We went to Disneyland together recently, when we would get bored standing in line, I would say okay Zack, be angry, now be surprised, be happy, you get the point. Bob made fun of me because I had a million pictures saved in the camera from that trip.
Zack makes me happy. I crave him. (as I do with all of my nieces and nephews) He has such a fun personality. The other day I called his house and he answered by saying "Hello, who is this?" after talking to him for a short while I asked if he could take the phone to his mom so I could talk to her. He told me that he couldn't because it was attached to the wall (like I was an idiot for not knowing that already) Then he said "okay bye Aunt Caity" (right before he hung up on me his Dad snatched the phone from him).

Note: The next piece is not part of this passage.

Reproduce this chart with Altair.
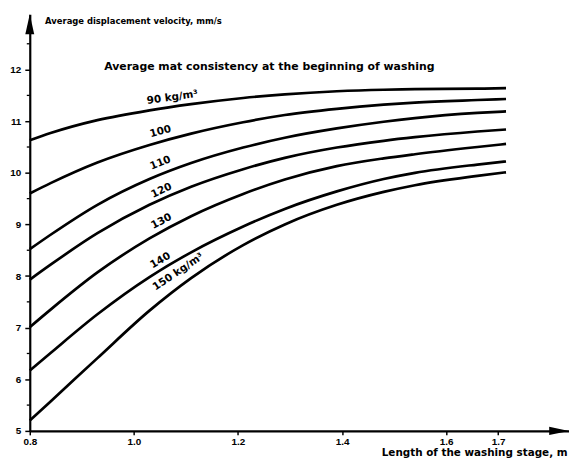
import altair as alt
import pandas as pd

# Length of the washing stage, m (sample positions along each curve)
x_len = [0.8, 0.84, 0.93, 1.03, 1.11, 1.21, 1.29, 1.39, 1.48, 1.54, 1.66, 1.715]

# Average displacement velocity, mm/s, per mat consistency (kg/m3)
c90 = [10.63, 10.77, 11.02, 11.21, 11.33, 11.45, 11.52, 11.58, 11.61, 11.62, 11.63, 11.64]
c100 = [9.60, 9.80, 10.20, 10.54, 10.76, 10.98, 11.12, 11.24, 11.32, 11.36, 11.41, 11.43]
c110 = [8.52, 8.80, 9.38, 9.88, 10.19, 10.49, 10.68, 10.86, 10.99, 11.06, 11.16, 11.19]
c120 = [7.93, 8.22, 8.83, 9.38, 9.73, 10.07, 10.29, 10.49, 10.62, 10.69, 10.80, 10.84]
c130 = [7.01, 7.35, 8.07, 8.73, 9.16, 9.59, 9.87, 10.13, 10.28, 10.36, 10.50, 10.56]
c140 = [6.17, 6.51, 7.26, 7.98, 8.46, 8.96, 9.30, 9.64, 9.88, 10.00, 10.16, 10.22]
c150 = [5.20, 5.57, 6.41, 7.33, 7.96, 8.60, 9.00, 9.38, 9.63, 9.76, 9.94, 10.01]

consistency = [90, 100, 110, 120, 130, 140, 150]
curves = [c90, c100, c110, c120, c130, c140, c150]

# tick labels
x_ticks = [0.8, 1.0, 1.2, 1.4, 1.6, 1.7]
y_ticks = [5, 6, 7, 8, 9, 10, 11, 12]
y_minor = [5.5, 6.5, 7.5, 8.5, 9.5, 10.5, 11.5, 12.5]

# curve labels
label_text = ["90 kg/m³", "100", "110", "120", "130", "140", "150 kg/m³"]
label_x = [1.074, 1.051, 1.051, 1.053, 1.053, 1.051, 1.085]
label_v = [11.46, 10.80, 10.19, 9.655, 9.06, 8.30, 8.08]
label_angle = [352, 345, 338, 335, 332, 330, 326]

header_text = "Average mat consistency at the beginning of washing"

X_MAX = 1.836
Y_MAX = 13.07

rows = []
for c, vals in zip(consistency, curves):
    for x, v in zip(x_len, vals):
        rows.append({"x": x, "v": v, "c": c})
df = pd.DataFrame(rows)

df_labels = pd.DataFrame({"x": label_x, "v": label_v, "text": label_text, "angle": label_angle})
df_minor = pd.DataFrame({"v": y_minor})
df_header = pd.DataFrame({"x": [0.943], "v": [12.05], "text": [header_text]})
df_arrow_y = pd.DataFrame({"x": [0.8], "v": [Y_MAX]})
df_arrow_x = pd.DataFrame({"x": [X_MAX], "v": [5.0]})

xs = alt.Scale(domain=[0.8, X_MAX], nice=False, zero=False)
ys = alt.Scale(domain=[5, Y_MAX], nice=False, zero=False)

TXT = "DejaVu Sans"
NUM = "Liberation Sans"

x_axis = alt.Axis(
    values=x_ticks, format=".1f", labelFlush=False, grid=False,
    domainColor="black", domainWidth=2.2, tickColor="black", tickWidth=1.5, tickSize=4,
    labelFont=NUM, labelFontWeight="bold", labelFontSize=10, labelColor="black", labelPadding=2,
    title="Length of the washing stage, m", titleX=543, titleY=22, titleAlign="right",
    titleBaseline="middle", titleFont=TXT, titleFontSize=10.5, titleFontWeight="bold",
    titleColor="black",
)
y_axis = alt.Axis(
    values=y_ticks, format="d", labelFlush=False, grid=False,
    domainColor="black", domainWidth=2.2, tickColor="black", tickWidth=1.5, tickSize=5,
    labelFont=NUM, labelFontWeight="bold", labelFontSize=10, labelColor="black", labelPadding=4,
    title="Average displacement velocity, mm/s", titleAngle=0, titleX=15, titleY=6,
    titleAlign="left", titleBaseline="middle", titleFont=TXT, titleFontSize=8.5,
    titleFontWeight="bold", titleColor="black",
)

X = alt.X("x:Q", scale=xs, axis=x_axis)
Y = alt.Y("v:Q", scale=ys, axis=y_axis)

lines = alt.Chart(df).mark_line(color="black", strokeWidth=2.7, interpolate="monotone").encode(
    x=X, y=Y, detail="c:N",
)

minor = alt.Chart(df_minor).mark_rule(color="black", strokeWidth=1.3).encode(
    y=Y,
    x=alt.value(-3),
    x2=alt.value(0),
)

labels = alt.Chart(df_labels).mark_text(
    font=TXT, fontWeight="bold", fontSize=10.5, color="black"
).encode(
    x=X, y=Y,
    text="text:N",
    angle=alt.Angle("angle:Q", scale=None),
)

header = alt.Chart(df_header).mark_text(
    font=TXT, fontWeight="bold", fontSize=11, color="black", align="left", baseline="middle"
).encode(x=X, y=Y, text="text:N")

arrow_y = alt.Chart(df_arrow_y).mark_point(
    shape="M0,0L0.45,2L-0.45,2Z", size=400, filled=True, color="black", opacity=1, strokeWidth=0
).encode(x=X, y=Y)

arrow_x = alt.Chart(df_arrow_x).mark_point(
    shape="M0,0L-2,-0.42L-2,0.42Z", size=400, filled=True, color="black", opacity=1, strokeWidth=0
).encode(x=X, y=Y)

chart = alt.layer(lines, minor, labels, header, arrow_y, arrow_x).properties(
    width=545,
    height=421,
    autosize=alt.AutoSizeParams(type="none"),
    padding={"left": 22, "top": 4, "right": 0, "bottom": 28},
    background="white",
).configure_view(stroke=None)

chart.save("out.html", embed_options={"renderer": "svg", "actions": False})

He is such a character and I love it. In Disneyland Zack would get so tired from walking that we would stop, lay on the ground (no matter where we were) and throw his arms and legs out and say he wasn't going to walk another step.
Zack is my little buddy, I wish he would come and live with me. I would take him to work and let him answer all of my phone calls. He would be better at dealing with all of my crazy customers.
I love you Zack! (Finn)
Wednesday, April 16, 2008
Tuesday, April 15, 2008
She knows me too well, not only is it polka dotted (polka dot pen included), but it's stationary. I love writing lists and this is perfect! She hit the nail right on the head with this one. I can't get enough of organizing or dots! Thank you Susan! I love getting fun surprises like this! (and look at the darling card!)